Materials provided:
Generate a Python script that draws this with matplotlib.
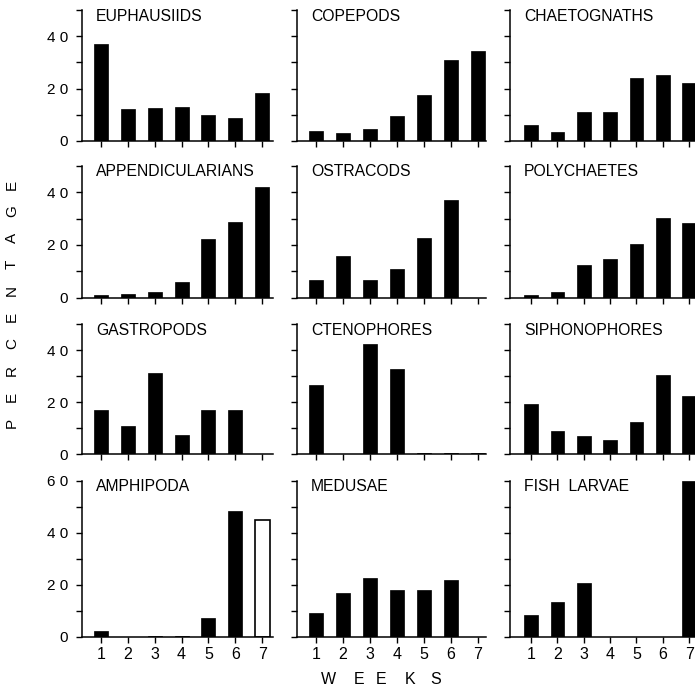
import matplotlib
matplotlib.use('Agg')
import matplotlib.pyplot as plt
from matplotlib.ticker import FixedLocator, NullFormatter, FixedFormatter

plt.rcParams['font.family'] = ['Liberation Sans', 'DejaVu Sans']

weeks = [1, 2, 3, 4, 5, 6, 7]
week_labels = ['1', '2', '3', '4', '5', '6', '7']

euphausiids = [37.0, 12.2, 12.6, 13.1, 9.8, 8.7, 18.4]
copepods = [3.9, 2.9, 4.4, 9.5, 17.5, 31.0, 34.5]
chaetognaths = [6.2, 3.3, 11.1, 11.1, 24.0, 25.2, 22.3]
appendicularians = [1.0, 1.5, 2.3, 6.0, 22.2, 28.8, 42.0]
ostracods = [6.8, 15.8, 6.8, 10.9, 22.5, 37.1, 0.0]
polychaetes = [1.1, 2.0, 12.2, 14.7, 20.5, 30.1, 28.2]
gastropods = [17.1, 10.8, 31.3, 7.4, 17.1, 17.1, 0.0]
ctenophores = [26.5, 0.0, 42.5, 32.8, 0.4, 0.4, 0.4]
siphonophores = [19.2, 9.1, 7.0, 5.6, 12.5, 30.5, 22.3]
amphipoda = [2.3, 0.0, 0.4, 0.4, 7.2, 48.3, 44.9]
medusae = [9.0, 17.0, 22.5, 17.9, 18.0, 22.0, 0.0]
fish_larvae = [8.3, 13.3, 20.5, 0.0, 0.0, 0.0, 60.0]

panels = [
    ('EUPHAUSIIDS', euphausiids), ('COPEPODS', copepods), ('CHAETOGNATHS', chaetognaths),
    ('APPENDICULARIANS', appendicularians), ('OSTRACODS', ostracods), ('POLYCHAETES', polychaetes),
    ('GASTROPODS', gastropods), ('CTENOPHORES', ctenophores), ('SIPHONOPHORES', siphonophores),
    ('AMPHIPODA', amphipoda), ('MEDUSAE', medusae), ('FISH  LARVAE', fish_larvae),
]
row_ymax = [50, 50, 50, 60]
# the open (unfilled) bar: AMPHIPODA week 7
open_bar = (9, 6)

W, H = 695, 687
fig = plt.figure(figsize=(W / 100, H / 100), dpi=100)

cols = [(82, 273, 0.3, 7.4), (297, 486, 0.3, 7.3), (510, 697, 0.2, 7.3)]
rows = [(10, 141), (165.7, 297.7), (324, 454.3), (480.7, 636.7)]

for idx, (title, vals) in enumerate(panels):
    r, c = divmod(idx, 3)
    left, right, x0, x1 = cols[c]
    top, bottom = rows[r]
    ax = fig.add_axes([left / W, 1 - bottom / H, (right - left) / W, (bottom - top) / H])
    ymax = row_ymax[r]
    for i, (wk, v) in enumerate(zip(weeks, vals)):
        if (idx, i) == open_bar:
            ax.bar(wk, v, width=0.55, color='white', edgecolor='black', linewidth=1.2)
        else:
            ax.bar(wk, v, width=0.52, color='black', edgecolor='black', linewidth=0.5)
    ax.set_xlim(x0, x1)
    ax.set_ylim(0, ymax)
    for s in ['top', 'right']:
        ax.spines[s].set_visible(False)
    for s in ['left', 'bottom']:
        ax.spines[s].set_linewidth(1.1)
    major = list(range(0, ymax + 1, 20))
    minor = [m for m in range(10, ymax + 1, 10) if m not in major]
    ax.yaxis.set_major_locator(FixedLocator(major))
    ax.yaxis.set_minor_locator(FixedLocator(minor))
    ax.yaxis.set_minor_formatter(NullFormatter())
    if c == 0:
        ax.yaxis.set_major_formatter(FixedFormatter([' '.join(str(m)) for m in major]))
    else:
        ax.yaxis.set_major_formatter(NullFormatter())
    ax.tick_params(axis='y', which='both', direction='out', length=4, width=1.0,
                   labelsize=11, pad=6)
    ax.set_xticks(weeks)
    if r == 3:
        ax.set_xticklabels(week_labels)
    else:
        ax.set_xticklabels([])
    ax.tick_params(axis='x', direction='out', length=4.5, width=1.0, labelsize=11.5, pad=3)
    ax.annotate(title, xy=(0, 1), xycoords='axes fraction', xytext=(10, -4.5),
                textcoords='offset points', ha='left', va='center', fontsize=11.3)

# y label: spaced letters
word = 'PERCENTAGE'
y_start, y_end = 423, 185
for i, ch in enumerate(word):
    y = y_start + (y_end - y_start) * i / (len(word) - 1)
    fig.text(12 / W, 1 - y / H, ch, rotation=90, ha='center', va='center', fontsize=11)

for ch, x in zip('WEEKS', [328, 359, 381, 410, 436]):
    fig.text(x / W, 1 - 679 / H, ch, ha='center', va='center', fontsize=11.5)

fig.savefig('out.png', dpi=100)
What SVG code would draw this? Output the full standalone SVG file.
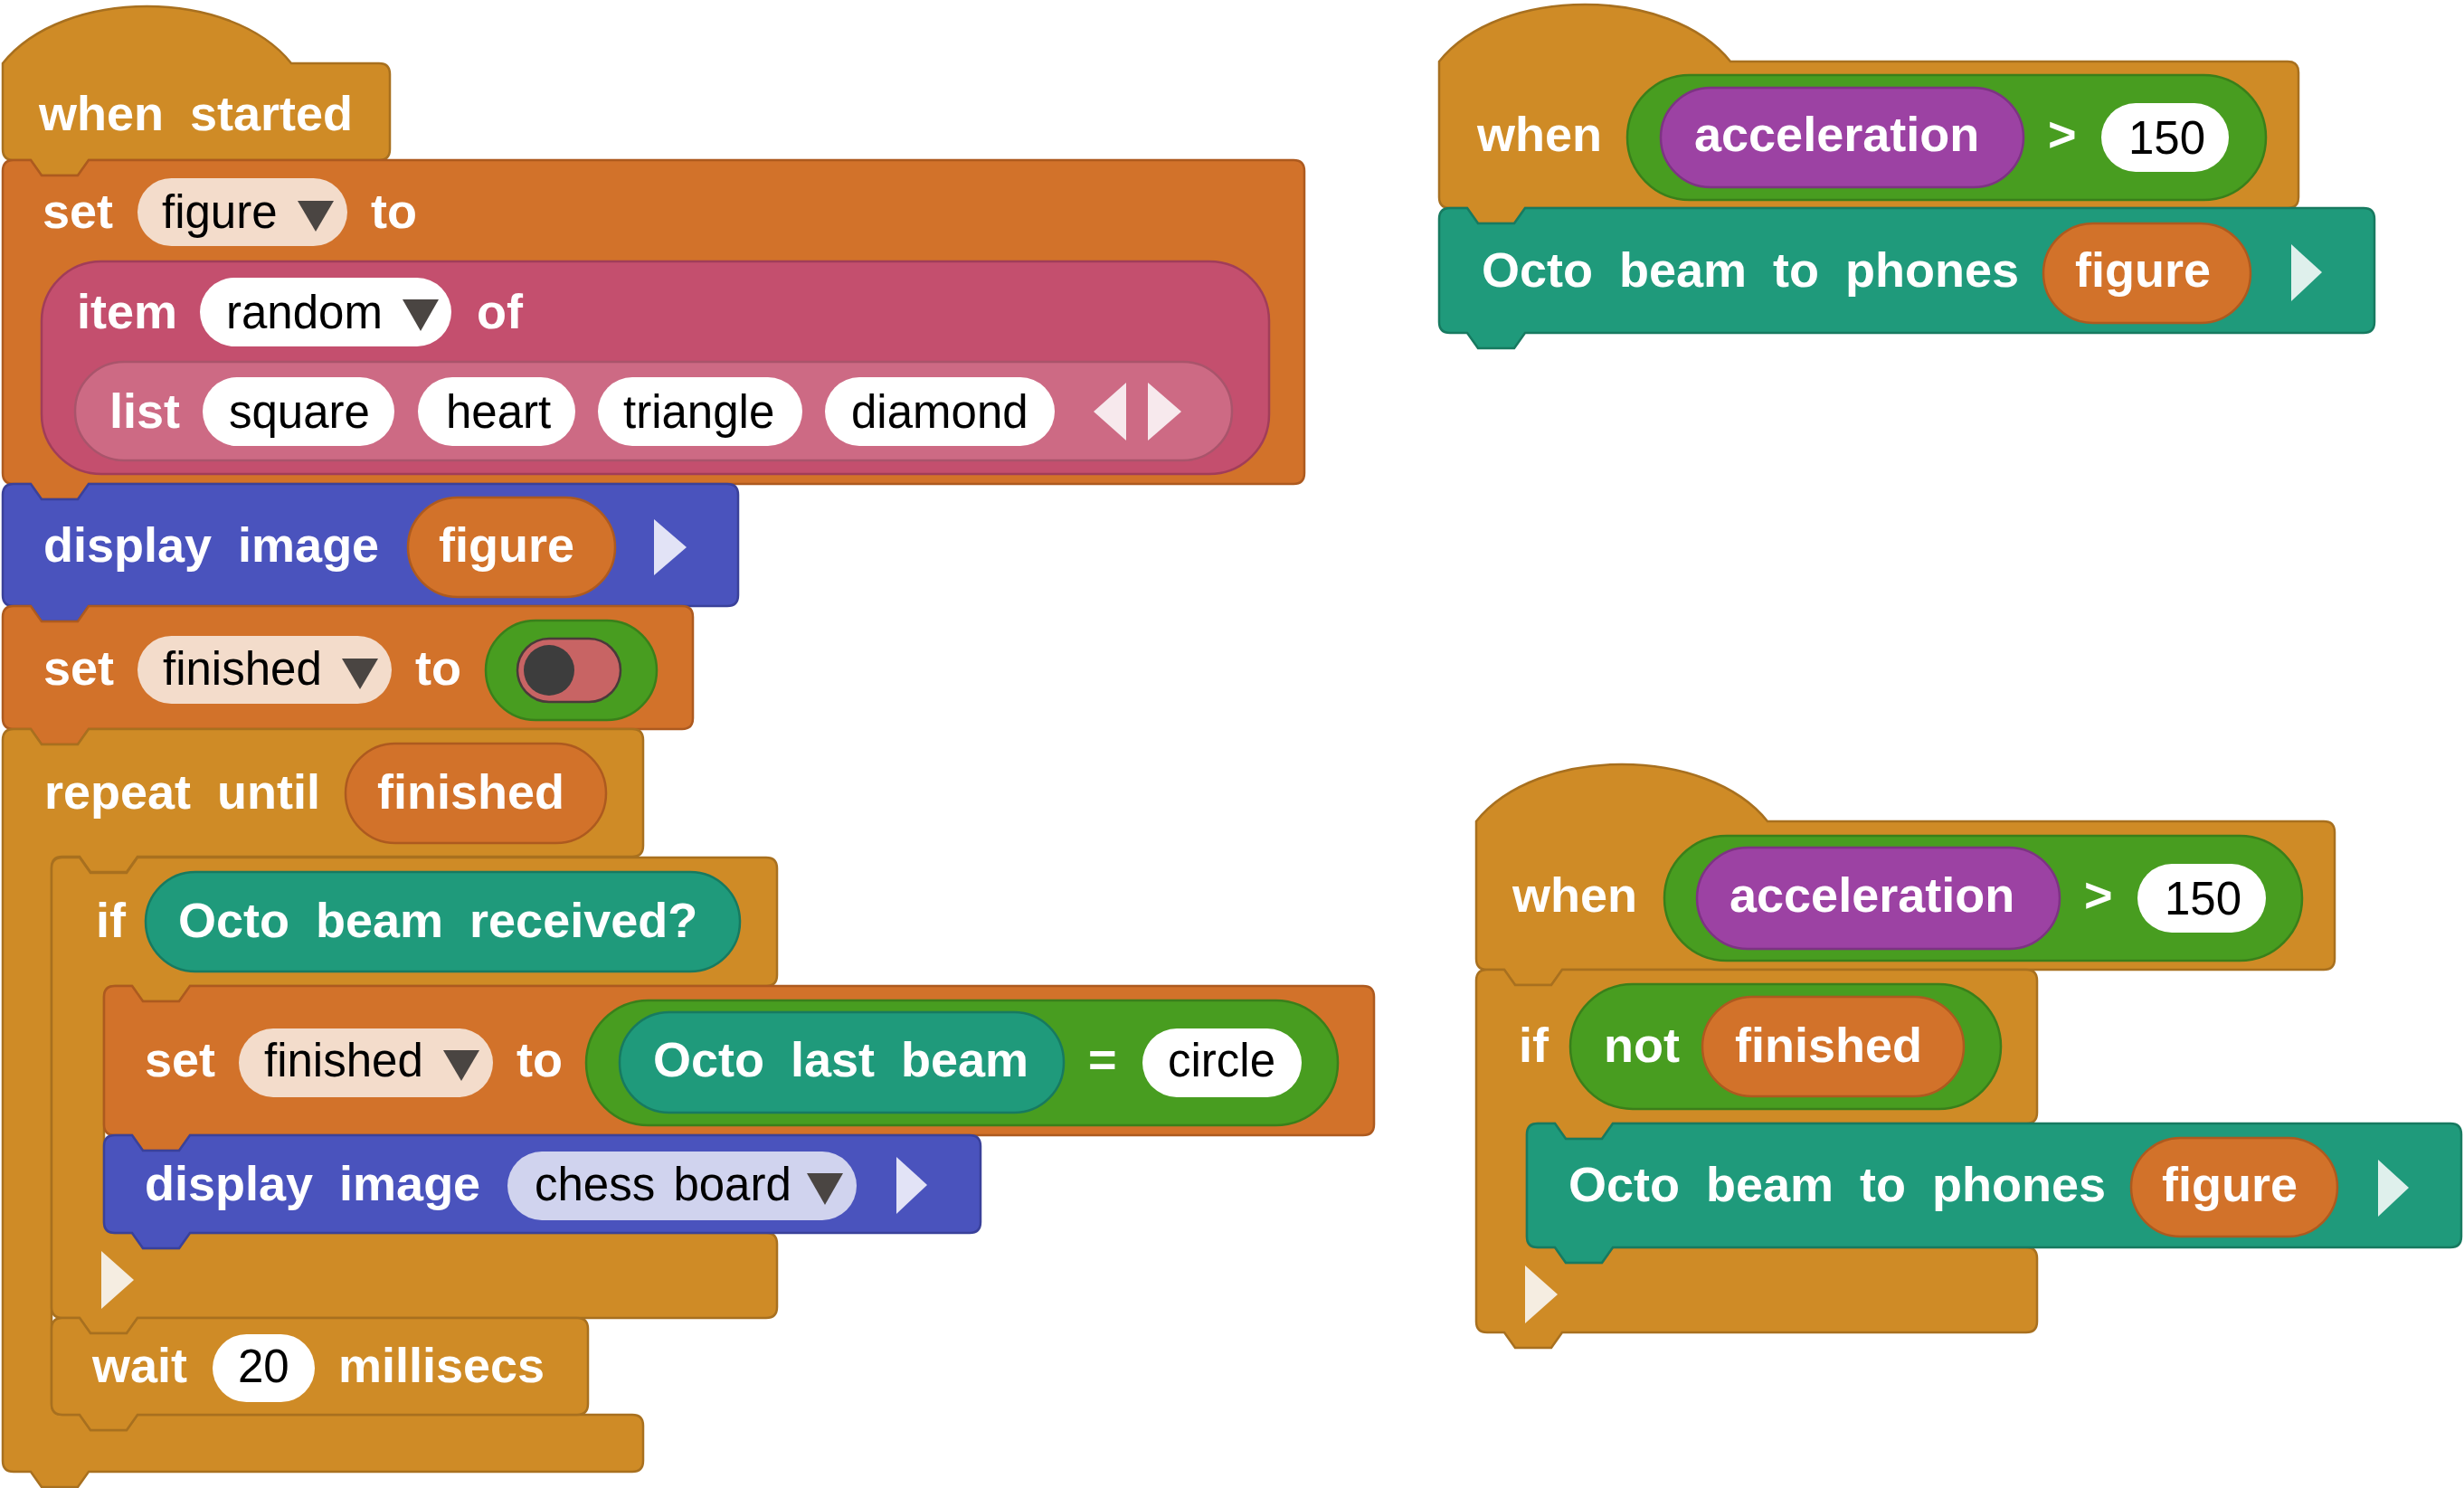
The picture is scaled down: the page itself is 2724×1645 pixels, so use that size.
<svg xmlns="http://www.w3.org/2000/svg" width="2724" height="1645" viewBox="0 0 2724 1645">
<style>
.gold{fill:#CF8B26;stroke:#A8701F;stroke-width:2.5}
.orange{fill:#D2722A;stroke:#AD5A1F;stroke-width:2.5}
.blue{fill:#4A53BD;stroke:#3A419A;stroke-width:2.5}
.teal{fill:#1F9A7B;stroke:#177A60;stroke-width:2.5}
.green{fill:#489D20;stroke:#3A7F1A;stroke-width:2.5}
.purple{fill:#9C42A3;stroke:#7D3383;stroke-width:2.5}
.pink{fill:#C44F6E;stroke:#A13D59;stroke-width:2.5}
.pinkl{fill:#CD6A84;stroke:#A9546B;stroke-width:2.5}
.white{fill:#FFFFFF}
.peach{fill:#F3DCCB}
.lav{fill:#D0D3EE}
.tri{fill:#4A4542}
.lbl{font-family:"Liberation Sans",Arial,sans-serif;font-weight:bold;font-size:54px;fill:#FFFFFF;word-spacing:14px}
.val{font-family:"Liberation Sans",Arial,sans-serif;font-size:51px;fill:#000000;word-spacing:6px}
</style>
<rect width="2724" height="1645" fill="#FFFFFF"/>
<g id="connectors"/>

<!-- Script 1 -->
<g id="when-started">
<path class="gold" d="M3,70 C70,-14 255,-14 322,70 H419 Q431,70 431,82 V165 Q431,177 419,177 H98 L86,194 H46 L34,177 H15 Q3,177 3,165 Z"/>
<text class="lbl" x="43" y="144">when started</text>
</g>

<g id="set-figure">
<path class="orange" d="M3,189 Q3,177 15,177 H34 L46,194 H86 L98,177 H1430 Q1442,177 1442,189 V523 Q1442,535 1430,535 H98 L86,552 H46 L34,535 H15 Q3,535 3,523 Z"/>
<text class="lbl" x="47" y="252">set</text>
<rect class="peach" x="152" y="197" width="232" height="75" rx="37.5"/>
<text class="val" x="179" y="252">figure</text>
<polygon class="tri" points="329,222 369,222 349,256"/>
<text class="lbl" x="410" y="252">to</text>
<rect class="pink" x="46" y="289" width="1357" height="235" rx="66"/>
<text class="lbl" x="85" y="363">item</text>
<rect class="white" x="221" y="307" width="278" height="76" rx="38"/>
<text class="val" x="250" y="363">random</text>
<polygon class="tri" points="445,331 485,331 465,366"/>
<text class="lbl" x="527" y="363">of</text>
<rect class="pinkl" x="83" y="400" width="1279" height="109" rx="54"/>
<text class="lbl" x="121" y="473">list</text>
<rect class="white" x="224" y="417" width="212" height="76" rx="38"/>
<text class="val" x="253" y="473">square</text>
<rect class="white" x="462" y="417" width="174" height="76" rx="38"/>
<text class="val" x="493" y="473">heart</text>
<rect class="white" x="661" y="417" width="226" height="76" rx="38"/>
<text class="val" x="689" y="473">triangle</text>
<rect class="white" x="912" y="417" width="254" height="76" rx="38"/>
<text class="val" x="941" y="473">diamond</text>
<polygon points="1245,423 1245,487 1209,455" fill="#F7E9ED"/>
<polygon points="1269,423 1269,487 1306,455" fill="#F7E9ED"/>
</g>

<g id="display-figure">
<path class="blue" d="M3,547 Q3,535 15,535 H34 L46,552 H86 L98,535 H804 Q816,535 816,547 V658 Q816,670 804,670 H98 L86,687 H46 L34,670 H15 Q3,670 3,658 Z"/>
<text class="lbl" x="48" y="621">display image</text>
<rect class="orange" x="451" y="550" width="229" height="110" rx="55"/>
<text class="lbl" x="485" y="621">figure</text>
<polygon points="723,574 723,636 759,605" fill="#E2E3F6"/>
</g>

<g id="set-finished-false">
<path class="orange" d="M3,682 Q3,670 15,670 H34 L46,687 H86 L98,670 H754 Q766,670 766,682 V794 Q766,806 754,806 H98 L86,823 H46 L34,806 H15 Q3,806 3,794 Z"/>
<text class="lbl" x="48" y="757">set</text>
<rect class="peach" x="152" y="703" width="281" height="75" rx="37.5"/>
<text class="val" x="180" y="757">finished</text>
<polygon class="tri" points="378,728 418,728 398,762"/>
<text class="lbl" x="459" y="757">to</text>
<rect class="green" x="537" y="686" width="189" height="110" rx="55"/>
<rect x="572" y="706" width="114" height="70" rx="35" fill="#C86464" stroke="#4A3A3A" stroke-width="2.5"/>
<circle cx="607" cy="741" r="28" fill="#3D3D3D"/>
</g>

<g id="repeat-until">
<path class="gold" d="M3,818 Q3,806 15,806 H34 L46,823 H86 L98,806 H699 Q711,806 711,818 V935 Q711,947 699,947 H152 L140,964 H100 L88,947 H69 Q57,947 57,959 V1552 Q57,1564 69,1564 H88 L100,1581 H140 L152,1564 H699 Q711,1564 711,1576 V1615 Q711,1627 699,1627 H98 L86,1644 H46 L34,1627 H15 Q3,1627 3,1615 Z"/>
<text class="lbl" x="49" y="894">repeat until</text>
<rect class="orange" x="382" y="822" width="288" height="110" rx="55"/>
<text class="lbl" x="417" y="894">finished</text>
</g>

<g id="if-received">
<path class="gold" d="M57,960 Q57,948 69,948 H88 L100,965 H140 L152,948 H847 Q859,948 859,960 V1078 Q859,1090 847,1090 H210 L198,1107 H158 L146,1090 H127 Q115,1090 115,1102 V1351 Q115,1363 127,1363 H146 L158,1380 H198 L210,1363 H847 Q859,1363 859,1375 V1445 Q859,1457 847,1457 H152 L140,1474 H100 L88,1457 H69 Q57,1457 57,1445 Z"/>
<text class="lbl" x="106" y="1036">if</text>
<rect class="teal" x="161" y="964" width="657" height="110" rx="55"/>
<text class="lbl" x="197" y="1036">Octo beam received?</text>
<polygon points="112,1383 112,1447 148,1415" fill="#F5EDE1"/>
</g>

<g id="set-finished-equals">
<path class="orange" d="M115,1102 Q115,1090 127,1090 H146 L158,1107 H198 L210,1090 H1507 Q1519,1090 1519,1102 V1243 Q1519,1255 1507,1255 H210 L198,1272 H158 L146,1255 H127 Q115,1255 115,1243 Z"/>
<text class="lbl" x="160" y="1190">set</text>
<rect class="peach" x="264" y="1137" width="281" height="76" rx="38"/>
<text class="val" x="292" y="1190">finished</text>
<polygon class="tri" points="490,1161 530,1161 510,1195"/>
<text class="lbl" x="571" y="1190">to</text>
<rect class="green" x="648" y="1106" width="831" height="138" rx="69"/>
<rect class="teal" x="685" y="1119" width="491" height="111" rx="55"/>
<text class="lbl" x="722" y="1190">Octo last beam</text>
<text class="lbl" x="1203" y="1190">=</text>
<rect class="white" x="1263" y="1137" width="176" height="76" rx="38"/>
<text class="val" x="1291" y="1190">circle</text>
</g>

<g id="display-chess">
<path class="blue" d="M115,1267 Q115,1255 127,1255 H146 L158,1272 H198 L210,1255 H1072 Q1084,1255 1084,1267 V1351 Q1084,1363 1072,1363 H210 L198,1380 H158 L146,1363 H127 Q115,1363 115,1351 Z"/>
<text class="lbl" x="160" y="1327">display image</text>
<rect class="lav" x="561" y="1273" width="386" height="76" rx="38"/>
<text class="val" x="591" y="1327">chess board</text>
<polygon class="tri" points="892,1297 932,1297 912,1332"/>
<polygon points="991,1279 991,1342 1025,1310" fill="#E2E3F6"/>
</g>

<g id="wait">
<path class="gold" d="M57,1469 Q57,1457 69,1457 H88 L100,1474 H140 L152,1457 H638 Q650,1457 650,1469 V1552 Q650,1564 638,1564 H152 L140,1581 H100 L88,1564 H69 Q57,1564 57,1552 Z"/>
<text class="lbl" x="102" y="1528">wait</text>
<rect class="white" x="235" y="1475" width="113" height="75" rx="37.5"/>
<text class="val" x="263" y="1528">20</text>
<text class="lbl" x="374" y="1528">millisecs</text>
</g>

<!-- Script 2 -->
<g id="when-accel-1">
<path class="gold" d="M1591,68 C1658,-16 1846,-16 1913,68 H2529 Q2541,68 2541,80 V218 Q2541,230 2529,230 H1686 L1674,247 H1634 L1622,230 H1603 Q1591,230 1591,218 Z"/>
<text class="lbl" x="1633" y="167">when</text>
<rect class="green" x="1799" y="83" width="706" height="138" rx="69"/>
<rect class="purple" x="1836" y="97" width="401" height="110" rx="55"/>
<text class="lbl" x="1873" y="167">acceleration</text>
<text class="lbl" x="2264" y="167">&gt;</text>
<rect class="white" x="2323" y="114" width="141" height="76" rx="38"/>
<text class="val" x="2353" y="170">150</text>
</g>

<g id="beam-phones-1">
<path class="teal" d="M1591,242 Q1591,230 1603,230 H1622 L1634,247 H1674 L1686,230 H2613 Q2625,230 2625,242 V356 Q2625,368 2613,368 H1686 L1674,385 H1634 L1622,368 H1603 Q1591,368 1591,356 Z"/>
<text class="lbl" x="1638" y="317">Octo beam to phones</text>
<rect class="orange" x="2259" y="247" width="229" height="110" rx="55"/>
<text class="lbl" x="2294" y="317">figure</text>
<polygon points="2533,270 2533,333 2567,301" fill="#DFF0EC"/>
</g>

<!-- Script 3 -->
<g id="when-accel-2">
<path class="gold" d="M1632,908 C1699,824 1887,824 1954,908 H2569 Q2581,908 2581,920 V1060 Q2581,1072 2569,1072 H1727 L1715,1089 H1675 L1663,1072 H1644 Q1632,1072 1632,1060 Z"/>
<text class="lbl" x="1672" y="1008">when</text>
<rect class="green" x="1840" y="924" width="705" height="138" rx="69"/>
<rect class="purple" x="1876" y="937" width="401" height="112" rx="56"/>
<text class="lbl" x="1912" y="1008">acceleration</text>
<text class="lbl" x="2304" y="1008">&gt;</text>
<rect class="white" x="2363" y="955" width="142" height="76" rx="38"/>
<text class="val" x="2393" y="1011">150</text>
</g>

<g id="if-not-finished">
<path class="gold" d="M1632,1084 Q1632,1072 1644,1072 H1663 L1675,1089 H1715 L1727,1072 H2240 Q2252,1072 2252,1084 V1230 Q2252,1242 2240,1242 H1783 L1771,1259 H1731 L1719,1242 H1700 Q1688,1242 1688,1254 V1367 Q1688,1379 1700,1379 H1719 L1731,1396 H1771 L1783,1379 H2240 Q2252,1379 2252,1391 V1461 Q2252,1473 2240,1473 H1727 L1715,1490 H1675 L1663,1473 H1644 Q1632,1473 1632,1461 Z"/>
<text class="lbl" x="1679" y="1174">if</text>
<rect class="green" x="1736" y="1088" width="476" height="138" rx="69"/>
<text class="lbl" x="1773" y="1174">not</text>
<rect class="orange" x="1882" y="1102" width="289" height="110" rx="55"/>
<text class="lbl" x="1918" y="1174">finished</text>
<polygon points="1686,1399 1686,1463 1722,1431" fill="#F5EDE1"/>
</g>

<g id="beam-phones-2">
<path class="teal" d="M1688,1254 Q1688,1242 1700,1242 H1719 L1731,1259 H1771 L1783,1242 H2709 Q2721,1242 2721,1254 V1367 Q2721,1379 2709,1379 H1783 L1771,1396 H1731 L1719,1379 H1700 Q1688,1379 1688,1367 Z"/>
<text class="lbl" x="1734" y="1328">Octo beam to phones</text>
<rect class="orange" x="2356" y="1258" width="228" height="109" rx="54.5"/>
<text class="lbl" x="2390" y="1328">figure</text>
<polygon points="2629,1282 2629,1345 2663,1313" fill="#DFF0EC"/>
</g>
</svg>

Problem: From the listing above, return each line with the word "that".

Output of the task:
Generate a Python script that draws this with matplotlib.
The picture is scaled down: the page itself is 2724×1645 pixels, so use that size.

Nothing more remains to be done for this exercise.